§ TASK STATEMENT
For the data below, transcribe the part that opens with the line containing "Reproduce this chart with Chart.js." and closes with the line containing "const infWorstA = [100, 100];", exactly and with no pictures.

Stored items from a collection:

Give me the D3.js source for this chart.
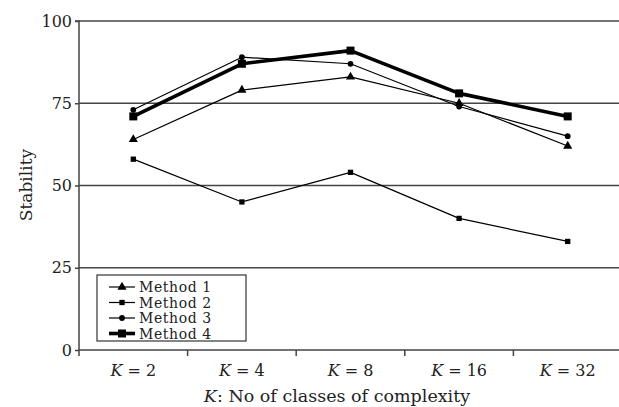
<!DOCTYPE html>
<html>
<head>
<meta charset="utf-8">
<script src="https://cdn.jsdelivr.net/npm/d3@7"></script>
<style>
  body { margin: 0; background: #fff; }
  svg { display: block; font-family: "DejaVu Serif", "Liberation Serif", serif; }
</style>
</head>
<body>
<svg id="chart" width="619" height="407"></svg>
<script>
const categories = ["2", "4", "8", "16", "32"];
const yTicks = [0, 25, 50, 75, 100];
const method1 = [64, 79, 83, 75, 62];
const method2 = [58, 45, 54, 40, 33];
const method3 = [73, 89, 87, 74, 65];
const method4 = [71, 87, 91, 78, 71];
const seriesNames = ["Method 1", "Method 2", "Method 3", "Method 4"];

const series = [
  { name: seriesNames[0], values: method1, symbol: d3.symbolTriangle, size: 36, width: 1.2 },
  { name: seriesNames[1], values: method2, symbol: d3.symbolSquare, size: 28, width: 1.2 },
  { name: seriesNames[2], values: method3, symbol: d3.symbolCircle, size: 26, width: 1.2 },
  { name: seriesNames[3], values: method4, symbol: d3.symbolSquare, size: 64, width: 3.6 }
];

const svg = d3.select("#chart");
const plotLeft = 79, plotRight = 622, plotTop = 21, plotBottom = 350;
const serif = "DejaVu Serif";

const x = d3.scaleBand().domain(categories).range([plotLeft, plotRight]);
const y = d3.scaleLinear().domain([0, 100]).range([plotBottom, plotTop]);

// gridlines
svg.append("g").selectAll("line")
  .data(yTicks)
  .enter().append("line")
  .attr("x1", plotLeft).attr("x2", 619)
  .attr("y1", d => y(d)).attr("y2", d => y(d))
  .attr("stroke", "#444").attr("stroke-width", 1.5);

// y axis
const yAxis = svg.append("g")
  .attr("transform", `translate(${plotLeft},0)`)
  .call(d3.axisLeft(y).tickValues(yTicks).tickSize(4).tickPadding(3))
  .attr("font-family", serif);
yAxis.select(".domain").attr("stroke", "#444").attr("stroke-width", 1.5)
  .attr("d", `M-4,${plotTop}H0V${plotBottom + 6}`);
yAxis.selectAll(".tick line").attr("stroke", "#444").attr("stroke-width", 1.5);
yAxis.selectAll("text").attr("font-size", 16).attr("fill", "#222");

// x axis: labels centred in bands, ticks between categories
const xAxis = svg.append("g")
  .attr("transform", `translate(0,${plotBottom})`)
  .call(d3.axisBottom(x).tickSize(0))
  .attr("font-family", serif);
xAxis.select(".domain").remove();
xAxis.selectAll("text").remove();
xAxis.selectAll(".tick").append("text")
  .attr("y", 26)
  .attr("text-anchor", "middle")
  .attr("font-size", 16)
  .attr("fill", "#222")
  .html(d => `<tspan font-style="italic">K</tspan> = ${d}`);

svg.append("g").selectAll("line")
  .data(categories.slice(1))
  .enter().append("line")
  .attr("x1", d => x(d)).attr("x2", d => x(d))
  .attr("y1", plotBottom).attr("y2", plotBottom + 6)
  .attr("stroke", "#444").attr("stroke-width", 1.5);

// axis titles
svg.append("text")
  .attr("transform", `translate(32,185) rotate(-90)`)
  .attr("text-anchor", "middle")
  .attr("font-size", 17)
  .attr("fill", "#222")
  .text("Stability");

svg.append("text")
  .attr("x", 337).attr("y", 402)
  .attr("text-anchor", "middle")
  .attr("font-size", 17.5)
  .attr("fill", "#222")
  .html(`<tspan font-style="italic">K</tspan>: No of classes of complexity`);

// lines
const line = d3.line()
  .x((d, i) => x(categories[i]) + x.bandwidth() / 2)
  .y(d => y(d));

const groups = svg.append("g").selectAll("g")
  .data(series)
  .enter().append("g");

groups.append("path")
  .attr("d", d => line(d.values))
  .attr("fill", "none")
  .attr("stroke", "#000")
  .attr("stroke-width", d => d.width)
  .attr("stroke-linejoin", "round");

groups.each(function(s) {
  d3.select(this).selectAll("path.pt")
    .data(s.values)
    .enter().append("path")
    .attr("class", "pt")
    .attr("transform", (d, i) => `translate(${x(categories[i]) + x.bandwidth() / 2},${y(d)})`)
    .attr("d", d3.symbol().type(s.symbol).size(s.size))
    .attr("fill", "#000");
});

// legend
const legend = svg.append("g").attr("transform", "translate(97,275)");
legend.append("rect")
  .attr("width", 149).attr("height", 66)
  .attr("fill", "#fff").attr("stroke", "#333").attr("stroke-width", 1.2);

const items = legend.selectAll("g.item")
  .data(series)
  .enter().append("g")
  .attr("class", "item")
  .attr("transform", (d, i) => `translate(0,${12 + i * 15.5})`);

items.append("line")
  .attr("x1", 12).attr("x2", 38)
  .attr("stroke", "#000")
  .attr("stroke-width", d => d.width);
items.append("path")
  .attr("transform", "translate(25,0)")
  .attr("d", d => d3.symbol().type(d.symbol).size(d.size)())
  .attr("fill", "#000");
items.append("text")
  .attr("x", 42).attr("y", 5)
  .attr("font-size", 14)
  .attr("letter-spacing", 0.6)
  .attr("fill", "#222")
  .text(d => d.name);
</script>
</body>
</html>
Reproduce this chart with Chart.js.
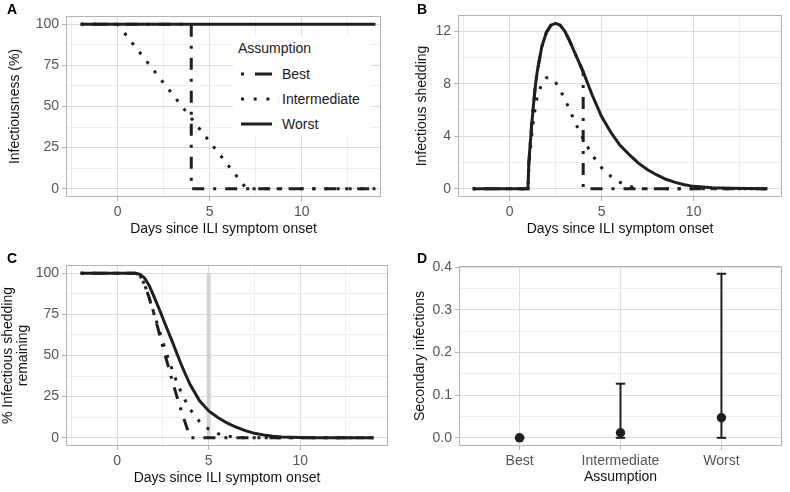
<!DOCTYPE html>
<html>
<head>
<meta charset="utf-8">
<script src="https://cdn.jsdelivr.net/npm/chart.js@4.4.1/dist/chart.umd.min.js"></script>
<style>
  body { margin: 0; background: #fff; }
  #wrap { position: relative; width: 790px; height: 492px; font-family: "Liberation Sans", Arial, sans-serif; }
  canvas { position: absolute; }
  .tag { position: absolute; font-weight: bold; font-size: 14px; line-height: 14px; color: #000; }
  #legend { position: absolute; left: 233px; top: 36px; width: 138px; height: 100px; background: #fff;
            font-size: 14px; line-height: 14px; color: #1a1a1a; }
  #legend div, #legend svg { position: absolute; }
</style>
</head>
<body>
<div id="wrap">
  <canvas id="cA" width="395" height="246" style="left:0;top:0"></canvas>
  <canvas id="cB" width="395" height="246" style="left:395px;top:0"></canvas>
  <canvas id="cC" width="395" height="246" style="left:0;top:246px"></canvas>
  <canvas id="cD" width="395" height="246" style="left:395px;top:246px"></canvas>

  <div class="tag" style="left:7px;top:2px">A</div>
  <div class="tag" style="left:417px;top:2px">B</div>
  <div class="tag" style="left:7px;top:251px">C</div>
  <div class="tag" style="left:417px;top:251px">D</div>

  <div id="legend">
    <div style="left:5px;top:5px">Assumption</div>
    <svg style="left:8px;top:35px" width="31" height="6"><line x1="0" y1="3" x2="31" y2="3" stroke="#1f1f1f" stroke-width="3" stroke-dasharray="3 11 17 9"/></svg>
    <div style="left:49px;top:31px">Best</div>
    <svg style="left:8px;top:60px" width="31" height="6"><line x1="0" y1="3" x2="31" y2="3" stroke="#1f1f1f" stroke-width="3" stroke-dasharray="3 9.7"/></svg>
    <div style="left:49px;top:56px">Intermediate</div>
    <svg style="left:8px;top:85px" width="31" height="6"><line x1="0" y1="3" x2="31" y2="3" stroke="#1f1f1f" stroke-width="3"/></svg>
    <div style="left:49px;top:81px">Worst</div>
  </div>
</div>

<script>
// ---- A: infectiousness (%) by assumption
const daysBestA = [-2, 4, 4, 14];
const infBestA = [100, 100, 0, 0];
const daysIntA = [-2, 0, 7, 14];
const infIntA = [100, 100, 0, 0];
const daysWorstA = [-2, 14];
const infWorstA = [100, 100];

// ---- B: infectious shedding
const shedDays = [-2, 1, 1.05, 1.1, 1.2, 1.3, 1.4, 1.5, 1.75, 2, 2.25, 2.5, 2.75, 3, 3.25, 3.5, 3.75, 4,
                  4.5, 5, 5.5, 6, 6.5, 7, 7.5, 8, 8.5, 9, 9.5, 10, 11, 12, 13, 14];
const shedWorst = [0, 0, 2.0, 3.0, 4.8, 6.4, 7.8, 8.9, 10.8, 11.9, 12.45, 12.6, 12.45, 12.0, 11.3, 10.5, 9.7, 8.9,
                   7.1, 5.5, 4.3, 3.3, 2.6, 1.95, 1.45, 1.05, 0.72, 0.48, 0.3, 0.18, 0.07, 0.03, 0.01, 0];
const shedInt = [0, 0, 1.7, 2.5, 4.0, 5.2, 6.2, 7.0, 8.0, 8.45, 8.45, 8.1, 7.5, 6.85, 6.05, 5.25, 4.5, 3.8,
                 2.55, 1.6, 0.95, 0.48, 0.2, 0, 0, 0, 0, 0, 0, 0, 0, 0, 0, 0];
const shedBestDays = [-2, 1, 1.05, 1.1, 1.2, 1.3, 1.4, 1.5, 1.75, 2, 2.25, 2.5, 2.75, 3, 3.25, 3.5, 3.75, 4, 4, 14];
const shedBest = [0, 0, 2.0, 3.0, 4.8, 6.4, 7.8, 8.9, 10.8, 11.9, 12.45, 12.6, 12.45, 12.0, 11.3, 10.5, 9.7, 8.9, 0, 0];

// ---- C: % infectious shedding remaining
const remWorstDays = [-2, 1, 1.25, 1.5, 1.75, 2, 2.25, 2.5, 2.75, 3, 3.25, 3.5, 3.75, 4, 4.5, 5, 5.5, 6, 6.5, 7,
                      7.5, 8, 8.5, 9, 10, 11, 14];
const remWorst = [100, 100, 99.3, 97, 92.5, 86, 79.5, 72.5, 65.5, 58.7, 51.5, 44.5, 38, 32, 22.5, 16.3, 12.3, 9.0, 6.4, 4.3,
                  2.7, 1.7, 0.9, 0.5, 0.15, 0.05, 0];
const remIntDays = [-2, 1, 1.25, 1.5, 1.75, 2, 2.25, 2.5, 2.75, 3, 3.25, 3.5, 3.75, 4, 4.5, 5, 5.5, 6, 6.5, 7, 14];
const remInt = [100, 100, 98.6, 93, 85, 76, 67, 58, 49.5, 41.5, 34, 27.5, 22, 17, 9.8, 5.2, 2.5, 1.0, 0.3, 0, 0];
const remBestDays = [-2, 1, 1.25, 1.5, 1.75, 2, 2.25, 2.5, 2.75, 3, 3.25, 3.5, 3.75, 4, 14];
const remBest = [100, 100, 98.5, 93, 85, 75.5, 65.5, 55, 45, 35, 25.5, 16.5, 8, 0, 0];
const cutoffDay = [5, 5];
const cutoffPct = [0, 100];

// ---- D: secondary infections
const assumptions = ['Best', 'Intermediate', 'Worst'];
const secMean = [0, 0.012, 0.047];
const secLow = [0, 0, 0];
const secHigh = [0, 0.127, 0.385];

// ---- ticks
const dayTicks = [0, 5, 10];
const dayLabels = ['0', '5', '10'];
const dayMinor = [-2.5, 2.5, 7.5, 12.5];
const pctTicks = [0, 25, 50, 75, 100];
const pctLabels = ['0', '25', '50', '75', '100'];
const pctMinor = [12.5, 37.5, 62.5, 87.5];
const shedTicks = [0, 4, 8, 12];
const shedLabels = ['0', '4', '8', '12'];
const shedMinor = [2, 6, 10];
const secTicks = [0, 0.1, 0.2, 0.3, 0.4];
const secLabels = ['0.0', '0.1', '0.2', '0.3', '0.4'];
const secMinor = [0.05, 0.15, 0.25, 0.35];

const FONT = '"Liberation Sans", Arial, sans-serif';
const INK = '#1f1f1f';
const DOTDASH = [3, 9, 12, 9];
const DOTTED = [3, 9];
Chart.defaults.font.family = FONT;

function pts(xs, ys) {
  return xs.map((x, i) => ({x: x, y: ys[i]}));
}

function line(xs, ys, dash) {
  return {
    data: pts(xs, ys), borderColor: INK, borderWidth: 3, borderDash: dash || [],
    pointRadius: 0, tension: 0, fill: false
  };
}

function axis(o) {
  const all = o.major.concat(o.minor).sort((a, b) => a - b);
  const isMajor = c => c.tick && o.major.indexOf(c.tick.value) >= 0;
  return {
    type: 'linear', min: o.min, max: o.max,
    afterBuildTicks: ax => { ax.ticks = all.map(v => ({value: v})); },
    afterFit: ax => { if (o.horizontal) ax.height = o.size; else ax.width = o.size; },
    border: {display: false},
    grid: {
      color: c => isMajor(c) ? '#dcdcdc' : '#eeeeee',
      tickColor: c => isMajor(c) ? '#b3b3b3' : 'rgba(0,0,0,0)',
      tickLength: 4, lineWidth: 1
    },
    ticks: {
      autoSkip: false, maxRotation: 0, padding: 3, color: '#555', font: {size: 14},
      callback: v => { const i = o.major.indexOf(v); return i < 0 ? '' : o.labels[i]; }
    },
    title: {
      display: true, text: o.title, color: '#111',
      font: {size: 14, lineHeight: o.lh || 1.2}, padding: o.pad
    }
  };
}

// panel border on top of the data
const frame = {
  id: 'frame',
  afterDatasetsDraw(chart) {
    const a = chart.chartArea, c = chart.ctx;
    c.save();
    c.strokeStyle = '#b3b3b3';
    c.lineWidth = 1;
    c.strokeRect(a.left + 0.5, a.top + 0.5, a.right - a.left - 1, a.bottom - a.top - 1);
    c.restore();
  }
};

function panel(id, area, datasets, x, y) {
  const W = 395, H = 246;
  x.horizontal = true; x.size = H - area.b;
  y.size = area.l;
  return new Chart(document.getElementById(id), {
    type: 'line',
    data: {datasets: datasets},
    options: {
      responsive: false, animation: false, devicePixelRatio: 1,
      layout: {padding: {left: 0, top: area.t, right: W - area.r, bottom: 0}},
      plugins: {legend: {display: false}, tooltip: {enabled: false}},
      scales: {x: axis(x), y: axis(y)}
    },
    plugins: [frame]
  });
}

panel('cA', {l: 66, t: 16, r: 381, b: 197}, [
  line(daysWorstA, infWorstA),
  line(daysIntA, infIntA, DOTTED),
  line(daysBestA, infBestA, DOTDASH)
], {min: -2.8, max: 14.3, major: dayTicks, minor: dayMinor, labels: dayLabels,
    title: 'Days since ILI symptom onset', pad: {bottom: 8.5}},
   {min: -5, max: 105, major: pctTicks, minor: pctMinor, labels: pctLabels,
    title: 'Infectiousness (%)', pad: {top: 6.6}});

panel('cB', {l: 63, t: 15, r: 387, b: 197}, [
  line(shedDays, shedWorst),
  line(shedDays, shedInt, DOTTED),
  line(shedBestDays, shedBest, DOTDASH)
], {min: -2.8, max: 14.8, major: dayTicks, minor: dayMinor, labels: dayLabels,
    title: 'Days since ILI symptom onset', pad: {bottom: 8.5}},
   {min: -0.63, max: 13.23, major: shedTicks, minor: shedMinor, labels: shedLabels,
    title: 'Infectious shedding', pad: {top: 18.3}});

const grey = line(cutoffDay, cutoffPct);
grey.borderColor = '#d3d3d3';
grey.borderWidth = 4;
grey.order = 1;

panel('cC', {l: 66, t: 19, r: 388, b: 200}, [
  line(remWorstDays, remWorst),
  line(remIntDays, remInt, DOTTED),
  line(remBestDays, remBest, DOTDASH),
  grey
], {min: -2.8, max: 14.8, major: dayTicks, minor: dayMinor, labels: dayLabels,
    title: 'Days since ILI symptom onset', pad: {bottom: 5.2}},
   {min: -5, max: 105, major: pctTicks, minor: pctMinor, labels: pctLabels,
    title: ['% Infectious shedding', 'remaining'], lh: 15 / 14, pad: {top: 1}});

// D: mean as a dot, interval as a capped vertical line
const idx = assumptions.map((a, i) => i);
const meanSet = {
  data: pts(idx, secMean), showLine: false, pointRadius: 4.7,
  pointBackgroundColor: INK, pointBorderWidth: 0
};
const barSets = idx.map(i => ({
  data: pts([i, i], [secLow[i], secHigh[i]]), borderColor: INK, borderWidth: 2,
  pointStyle: 'line', pointRadius: 4.7, pointBorderColor: INK, pointBorderWidth: 2, tension: 0
}));

panel('cD', {l: 64, t: 20, r: 387, b: 200}, [meanSet].concat(barSets),
  {min: -0.6, max: 2.6, major: idx, minor: [], labels: assumptions,
   title: 'Assumption', pad: {bottom: 6.5}},
  {min: -0.0192, max: 0.4032, major: secTicks, minor: secMinor, labels: secLabels,
   title: 'Secondary infections', pad: {top: 16.6}});
</script>
</body>
</html>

§ ANSWER
Reproduce this chart with Chart.js.
<!DOCTYPE html>
<html>
<head>
<meta charset="utf-8">
<script src="https://cdn.jsdelivr.net/npm/chart.js@4.4.1/dist/chart.umd.min.js"></script>
<style>
  body { margin: 0; background: #fff; }
  #wrap { position: relative; width: 790px; height: 492px; font-family: "Liberation Sans", Arial, sans-serif; }
  canvas { position: absolute; }
  .tag { position: absolute; font-weight: bold; font-size: 14px; line-height: 14px; color: #000; }
  #legend { position: absolute; left: 233px; top: 36px; width: 138px; height: 100px; background: #fff;
            font-size: 14px; line-height: 14px; color: #1a1a1a; }
  #legend div, #legend svg { position: absolute; }
</style>
</head>
<body>
<div id="wrap">
  <canvas id="cA" width="395" height="246" style="left:0;top:0"></canvas>
  <canvas id="cB" width="395" height="246" style="left:395px;top:0"></canvas>
  <canvas id="cC" width="395" height="246" style="left:0;top:246px"></canvas>
  <canvas id="cD" width="395" height="246" style="left:395px;top:246px"></canvas>

  <div class="tag" style="left:7px;top:2px">A</div>
  <div class="tag" style="left:417px;top:2px">B</div>
  <div class="tag" style="left:7px;top:251px">C</div>
  <div class="tag" style="left:417px;top:251px">D</div>

  <div id="legend">
    <div style="left:5px;top:5px">Assumption</div>
    <svg style="left:8px;top:35px" width="31" height="6"><line x1="0" y1="3" x2="31" y2="3" stroke="#1f1f1f" stroke-width="3" stroke-dasharray="3 11 17 9"/></svg>
    <div style="left:49px;top:31px">Best</div>
    <svg style="left:8px;top:60px" width="31" height="6"><line x1="0" y1="3" x2="31" y2="3" stroke="#1f1f1f" stroke-width="3" stroke-dasharray="3 9.7"/></svg>
    <div style="left:49px;top:56px">Intermediate</div>
    <svg style="left:8px;top:85px" width="31" height="6"><line x1="0" y1="3" x2="31" y2="3" stroke="#1f1f1f" stroke-width="3"/></svg>
    <div style="left:49px;top:81px">Worst</div>
  </div>
</div>

<script>
// ---- A: infectiousness (%) by assumption
const daysBestA = [-2, 4, 4, 14];
const infBestA = [100, 100, 0, 0];
const daysIntA = [-2, 0, 7, 14];
const infIntA = [100, 100, 0, 0];
const daysWorstA = [-2, 14];
const infWorstA = [100, 100];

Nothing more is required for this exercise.